2) I think sometimes people take the “rest day” idea literally (I know I do). Sometimes I want to sleep, read, eat, listen to music, watch a sermon and sometimes I just need a rest from people. Sabbath lets me do that. Sometimes that means staying home from church and engaging in other ways of self-care. Sometimes people want to do community service activities or meet a friend. They may forgo going to church that Sabbath in order to do so.
3) Sometimes churches are not friendly. They are sometimes large and loud but not warm. I’m a little bit of an introvert, and I’ve been going through my own depression, hence my withdrawal I think from church and me not feeling like making myself known and introducing myself to people. At the church I now attend, for the longest time, I went relatively unrecognized and unknown for the whole first year I was in Ottawa. I was surrounded by lots of people, but I felt horribly alone. I didn’t feel like this at my church in Montreal. Some churches are warmer than others. I heard someone say once that 11 o’clock on Sabbath morning can be the loneliest hour for some people (singles, widows, students/people who have moved away from home etc.). Unless you have an “in” (i.e. someone who takes a special interest in you and introduces you to other people and invites you to lunch [lunch is key]) it can be hard to integrate oneself into a church family.

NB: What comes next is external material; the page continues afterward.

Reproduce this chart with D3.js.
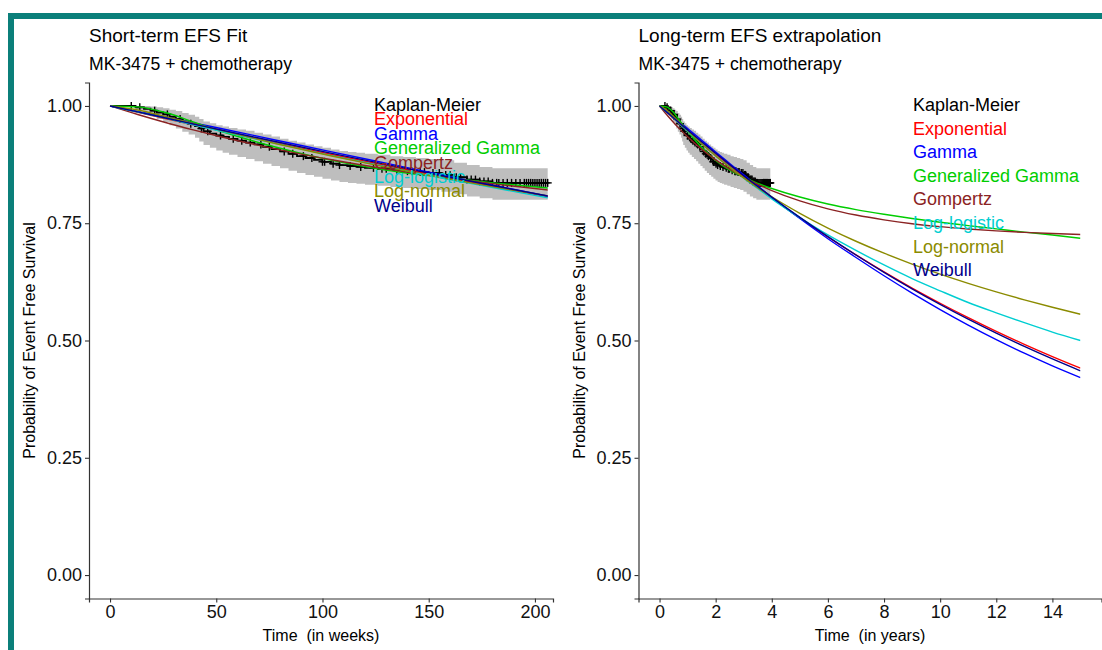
<!DOCTYPE html>
<html><head><meta charset="utf-8">
<script src="https://cdn.jsdelivr.net/npm/d3@7"></script>
<style>
body{margin:0;background:#fff;}
svg{display:block;font-family:"Liberation Sans",Arial,sans-serif;}
text{white-space:pre;}
</style>
</head><body>
<svg id="c" width="1102" height="650"></svg>
<script>
// ---------------- DATA ----------------
// Kaplan-Meier estimate (time in weeks)
const kmWeeks = [0, 12, 16, 19, 22, 25, 28, 31, 34, 37, 40, 42, 44, 47, 50, 53, 56, 60, 64, 68, 72, 76, 80, 84, 88, 92, 96, 100, 104, 108, 112, 116, 120, 126, 132, 138, 144, 150, 156, 162, 168, 174, 180, 206];
const kmSurv  = [1.0, 0.997, 0.994, 0.99, 0.986, 0.982, 0.977, 0.972, 0.967, 0.962, 0.957, 0.952, 0.946, 0.941, 0.937, 0.934, 0.93, 0.926, 0.922, 0.918, 0.913, 0.908, 0.903, 0.898, 0.893, 0.889, 0.885, 0.881, 0.877, 0.874, 0.872, 0.87, 0.868, 0.866, 0.863, 0.861, 0.859, 0.857, 0.853, 0.848, 0.843, 0.839, 0.836, 0.836];
const kmUpper = [1.0, 1.0, 1.0, 0.999, 0.997, 0.995, 0.992, 0.989, 0.985, 0.981, 0.977, 0.972, 0.967, 0.963, 0.959, 0.956, 0.953, 0.95, 0.947, 0.943, 0.939, 0.935, 0.93, 0.926, 0.922, 0.918, 0.914, 0.911, 0.907, 0.904, 0.902, 0.9, 0.898, 0.896, 0.893, 0.891, 0.889, 0.887, 0.884, 0.879, 0.874, 0.87, 0.867, 0.867];
const kmLower = [1.0, 0.99, 0.984, 0.978, 0.972, 0.966, 0.959, 0.952, 0.945, 0.939, 0.932, 0.924, 0.917, 0.911, 0.905, 0.9, 0.896, 0.891, 0.887, 0.882, 0.877, 0.872, 0.867, 0.862, 0.857, 0.853, 0.849, 0.845, 0.841, 0.838, 0.836, 0.834, 0.832, 0.83, 0.827, 0.825, 0.823, 0.821, 0.817, 0.812, 0.807, 0.803, 0.8, 0.8];
const censorWeeks = [10, 14, 21, 27, 33, 38, 43, 46, 52, 58, 62, 66, 71, 75, 82, 86, 91, 95, 100, 101, 105, 108, 113, 118, 124, 128, 130, 135, 140, 142, 146, 148, 152, 155, 158, 160, 163, 165, 168, 170, 172, 174, 176, 178, 180, 182, 183, 185, 187, 189, 191, 193, 195, 196, 197, 198, 199, 200, 201, 202, 203, 204, 205, 206];

// Parametric fits (time in years)
const fitYears = [0, 0.25, 0.5, 0.75, 1, 1.5, 2, 2.5, 3, 3.5, 4, 5, 6, 7, 8, 9, 10, 11, 12, 13, 14, 15];
const exponentialS = [1, 0.9865, 0.9731, 0.9599, 0.9469, 0.9214, 0.8966, 0.8725, 0.849, 0.8262, 0.8039, 0.7612, 0.7207, 0.6824, 0.6462, 0.6118, 0.5794, 0.5486, 0.5194, 0.4918, 0.4657, 0.441];
const gammaS       = [1, 0.9885, 0.9765, 0.964, 0.952, 0.927, 0.902, 0.8775, 0.853, 0.829, 0.805, 0.76, 0.717, 0.677, 0.638, 0.601, 0.566, 0.533, 0.502, 0.473, 0.446, 0.421];
const genGammaS    = [1, 0.998, 0.986, 0.966, 0.946, 0.912, 0.884, 0.863, 0.848, 0.835, 0.824, 0.806, 0.791, 0.779, 0.769, 0.76, 0.752, 0.745, 0.738, 0.731, 0.725, 0.718];
const gompertzS    = [1, 0.9817, 0.9647, 0.949, 0.9343, 0.908, 0.8852, 0.8654, 0.8481, 0.8329, 0.8196, 0.7977, 0.7807, 0.7675, 0.7572, 0.749, 0.7427, 0.7376, 0.7336, 0.7305, 0.728, 0.726];
const logLogisticS = [1, 0.987, 0.974, 0.96, 0.946, 0.92, 0.894, 0.87, 0.846, 0.824, 0.802, 0.762, 0.725, 0.692, 0.661, 0.632, 0.606, 0.581, 0.559, 0.538, 0.518, 0.5];
const logNormalS   = [1, 0.9914, 0.9774, 0.9625, 0.9478, 0.9195, 0.8933, 0.869, 0.8466, 0.826, 0.8064, 0.7711, 0.7397, 0.7116, 0.6862, 0.663, 0.6415, 0.6219, 0.6037, 0.5867, 0.5708, 0.556];
const weibullS     = [1, 0.9873, 0.9744, 0.9616, 0.9488, 0.9236, 0.899, 0.8749, 0.8512, 0.8282, 0.8057, 0.7624, 0.7213, 0.6823, 0.6453, 0.6102, 0.5769, 0.5454, 0.5156, 0.4873, 0.4606, 0.4353];

const legendLabels = ["Kaplan-Meier", "Exponential", "Gamma", "Generalized Gamma", "Gompertz", "Log-logistic", "Log-normal", "Weibull"];
const legendColors = ["#000000", "#FF0000", "#0000FF", "#00CD00", "#8B2323", "#00CED1", "#8B8B00", "#00008B"];
const yTicks = [0, 0.25, 0.5, 0.75, 1];
const yTickLabels = ["0.00", "0.25", "0.50", "0.75", "1.00"];
const weekTicks = [0, 50, 100, 150, 200];
const yearTicks = [0, 2, 4, 6, 8, 10, 12, 14];
const WEEKS_PER_YEAR = 52.18;

const fits = [
  {name: "Exponential", values: exponentialS, color: legendColors[1]},
  {name: "Gamma", values: gammaS, color: legendColors[2]},
  {name: "Generalized Gamma", values: genGammaS, color: legendColors[3]},
  {name: "Gompertz", values: gompertzS, color: legendColors[4]},
  {name: "Log-logistic", values: logLogisticS, color: legendColors[5]},
  {name: "Log-normal", values: logNormalS, color: legendColors[6]},
  {name: "Weibull", values: weibullS, color: legendColors[7]}
];

// ---------------- DRAW ----------------
const svg = d3.select("#c");
svg.append("rect").attr("width", 1102).attr("height", 650).attr("fill", "#fff");
// teal frame
svg.append("rect").attr("x", 11).attr("y", 16).attr("width", 1200).attr("height", 700)
  .attr("fill", "none").attr("stroke", "#0b7f7a").attr("stroke-width", 6);

const yRange = [598.5, 82.5];
const y = d3.scaleLinear().domain([-0.05, 1.05]).range(yRange);

function kmAt(w) {
  let v = 1;
  for (let i = 0; i < kmWeeks.length; i++) { if (kmWeeks[i] <= w) v = kmSurv[i]; }
  return v;
}

const panels = [
  {id: "L", title: "Short-term EFS Fit", xDomain: [-9.9, 208.5], xRange: [89, 553],
   kmScale: 1, fitScale: WEEKS_PER_YEAR, ticks: weekTicks, xMax: 206,
   xTitle: "Time\u00A0 (in weeks)", legendX: 374, legendY0: 105, legendStep: 14.4},
  {id: "R", title: "Long-term EFS extrapolation", xDomain: [-0.75, 15.75], xRange: [638.5, 1101.5],
   kmScale: 1 / WEEKS_PER_YEAR, fitScale: 1, ticks: yearTicks, xMax: 15,
   xTitle: "Time\u00A0 (in years)", legendX: 913, legendY0: 105, legendStep: 23.6}
];

panels.forEach(p => {
  const x = d3.scaleLinear().domain(p.xDomain).range(p.xRange);
  const g = svg.append("g");

  // clip to the time span of data
  g.append("clipPath").attr("id", "clip" + p.id).append("rect")
    .attr("x", x(0) - 2).attr("y", yRange[1]).attr("width", x(p.xMax) - x(0) + 2).attr("height", yRange[0] - yRange[1]);

  // CI band
  const band = d3.area().curve(d3.curveStepAfter)
    .x((d, i) => x(kmWeeks[i] * p.kmScale))
    .y0((d, i) => y(kmLower[i]))
    .y1((d, i) => y(kmUpper[i]));
  g.append("path").datum(kmWeeks).attr("d", band).attr("fill", "#bebebe");

  // KM line
  const kmLine = d3.line().curve(d3.curveStepAfter)
    .x((d, i) => x(kmWeeks[i] * p.kmScale))
    .y((d, i) => y(kmSurv[i]));
  g.append("path").datum(kmWeeks).attr("d", kmLine).attr("fill", "none")
    .attr("stroke", "#000").attr("stroke-width", 1.8);

  // censor marks
  const cg = g.append("g").attr("stroke", "#000").attr("stroke-width", 1.4);
  censorWeeks.forEach(w => {
    const cx = x(w * p.kmScale), cy = y(kmAt(w));
    cg.append("line").attr("x1", cx - 4).attr("x2", cx + 4).attr("y1", cy).attr("y2", cy);
    cg.append("line").attr("x1", cx).attr("x2", cx).attr("y1", cy - 4).attr("y2", cy + 4);
  });

  // fitted curves
  const fg = g.append("g").attr("clip-path", "url(#clip" + p.id + ")");
  fits.forEach(f => {
    const line = d3.line().curve(d3.curveMonotoneX)
      .x((d, i) => x(fitYears[i] * p.fitScale))
      .y((d, i) => y(f.values[i]));
    fg.append("path").datum(fitYears).attr("d", line).attr("fill", "none")
      .attr("stroke", f.color).attr("stroke-width", 1.4);
  });

  // legend (text-only)
  legendLabels.forEach((lab, i) => {
    g.append("text").attr("x", p.legendX).attr("y", p.legendY0 + i * p.legendStep)
      .attr("dominant-baseline", "central").attr("font-size", 18)
      .attr("fill", legendColors[i]).text(lab);
  });

  // axes
  const yAxis = d3.axisLeft(y).tickValues(yTicks).tickFormat((d, i) => yTickLabels[i]).tickSizeOuter(0).tickSize(4).tickPadding(3);
  const ya = svg.append("g").attr("transform", `translate(${p.xRange[0]},0)`).call(yAxis);
  const xAxis = d3.axisBottom(x).tickValues(p.ticks).tickFormat(d3.format("d")).tickSizeOuter(0).tickSize(4).tickPadding(3);
  const xa = svg.append("g").attr("transform", `translate(0,${yRange[0]})`).call(xAxis);
  [ya, xa].forEach(a => {
    a.select(".domain").attr("stroke", "#333").attr("stroke-width", 1.2);
    a.selectAll(".tick line").attr("stroke", "#333").attr("stroke-width", 1.1);
    a.selectAll(".tick text").attr("fill", "#111").attr("font-size", 18)
      .attr("font-family", "'Liberation Sans', Arial, sans-serif");
  });

  // titles
  svg.append("text").attr("x", p.xRange[0]).attr("y", 42).attr("font-size", 19).attr("fill", "#000").text(p.title);
  svg.append("text").attr("x", p.xRange[0]).attr("y", 70).attr("font-size", 17.6).attr("fill", "#000").text("MK-3475 + chemotherapy");
  svg.append("text").attr("x", (p.xRange[0] + p.xRange[1]) / 2).attr("y", 641)
    .attr("text-anchor", "middle").attr("font-size", 16).attr("fill", "#000").text(p.xTitle);
  svg.append("text").attr("transform", `translate(${p.xRange[0] - 54},${(yRange[0] + yRange[1]) / 2}) rotate(-90)`)
    .attr("text-anchor", "middle").attr("font-size", 16).attr("fill", "#000").text("Probability of Event Free Survival");
});
</script>
</body></html>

4) The pastor can’t preach. I know I’m wrong for saying this (“we don’t go to church for the pastor,” “we go to worship God” yada, yada, yada), but I once went to a church where the pastor really couldn’t preach. There was actually a solid consensus at that church that the pastor could not preach. People started to stay away from church. I did not gain any spiritual knowledge from his sermons. Some church members said that the lack of spiritual food at church forced them to study their Bibles more fervently and make sure they were spiritually fed before they went to the church. They learned not to depend on the pastor for their spiritual nourishment. So be it. I go to church for encouragement because life is hard (but God is good! Amen!). I go to church because I’m hoping that there’s a Word for me — just something to hold onto that will tie me over. So to go to church and leave just how I came… I just couldn’t do it anymore.
5) Sometimes we don’t go to church because we are depressed. I know that when I’m depressed, church is the last place I want to go. It’s yet another place where I have to pretend like I’m okay. I have to have the fake smiles and say “Happy Sabbath” and endure questions about my love life and my ovaries and people beg me to take on yet another responsibility (because when you’re one of the few who are willing, people ask you to do *everything*. There is no end to what people will ask you to do). All of that takes energy that I just don’t have at the moment. I’ve also been seriously disappointed with God as of late, and there is a direct correlation between my church attendance (or lack thereof) and my relationship with God/spiritual life. Sometimes it hurts more to go to church than to stay home. It’s like trying to get close to someone who you feel has done you wrong or seriously hurt you.
6) Church doesn’t meet my needs. There I said it. I know many a pastor has preached on this point (“church isn’t about you. Church isn’t supposed to meet *your* needs. What are “you* doing? You are to *meet* the needs of others. You can’t come to church and expect to be catered to. You are the church.” Yada, yada, yada). But the fact that church doesn’t meet my needs is the real reason why I have (unfortunately) started to treat church attendance as optional.
At the end of the day, we go to places because we have a need to be met. I go to the grocery store because I need food. I go to work because I need money. I go to school because I need an education. I go to the washroom because I need to pee. I go to church because…? Why?
It hasn’t always been this way. I was raised an Adventist. Growing up, I’d go to church because I had no choice. When I became a teenager and got baptized, I’d go to church because I was excited about Jesus and I wanted to develop my relationship with him. Sabbath was the highlight of the week. My sister and I would begin planning our Sabbath outfits for the next week on Sunday — worse if the next Sabbath was Youth Day or Camp Meeting — that sometimes demanded a whole new outfit/wardrobe. lol. I was in Pathfinders, and I later became a Master Guide, so I had to be at church and my Pathfinders needed to see their leaders at church. I was ordained as an elder and I was on the AY committee and I taught Sabbath school, so church activities and engagements also often kept me going to church.
When I moved away from home (Toronto) to Montreal for law school, church met a social need, and so I continued going regularly. I found community at church. I was single and alone in Montreal, but I felt less so because I went to a church with other single young adults. My church in Montreal offered me community. I knew that if I missed church even one Sabbath, people would be calling down my phone.
Now, in my very late 20s (lol), as a working professional and still single and on my own in yet another new city, I have slightly different needs: I want to find other single young adults in their late 20s and early 30s; I’m looking for a life partner/mate; I’m looking for community; I’m looking for Christian young professionals (and preferably those with graduate degrees — I find that I have more in common with them at this point in my life); life is hard and I need an encouraging (pertinent!) Word, I’m looking for people who think critically, who are open-minded, and who are not afraid of asking questions or poking holes into or challenging long-standing beliefs, traditions and doctrines. Sadly enough, these needs are not met for me at church. I feel like an internally displaced person at church. Church caters to those who are in two parent (read: whole) homes. They do not cater to singles, or widows, or the divorced, or those with two mamas, or those with two daddas, or those who are single mothers, or… the list goes on and on. Church often is not cognizant or refuses to respond to reality. We do not have real conversations at church. Insofar as we have real conversations, we do not often present and offer real (compassionate, accurate) solutions. I suppose it depends on the church you go to, and I really do like the church I currently attend (when I attend…), but I have had to get these needs fulfilled elsewhere and by different means/media, leaving me to wrestle weekly with the relevancy of church and its place and necessity in my life.
Again: I’m curious. If you stopped going to church, why did you stop? Did you stop for similar reasons?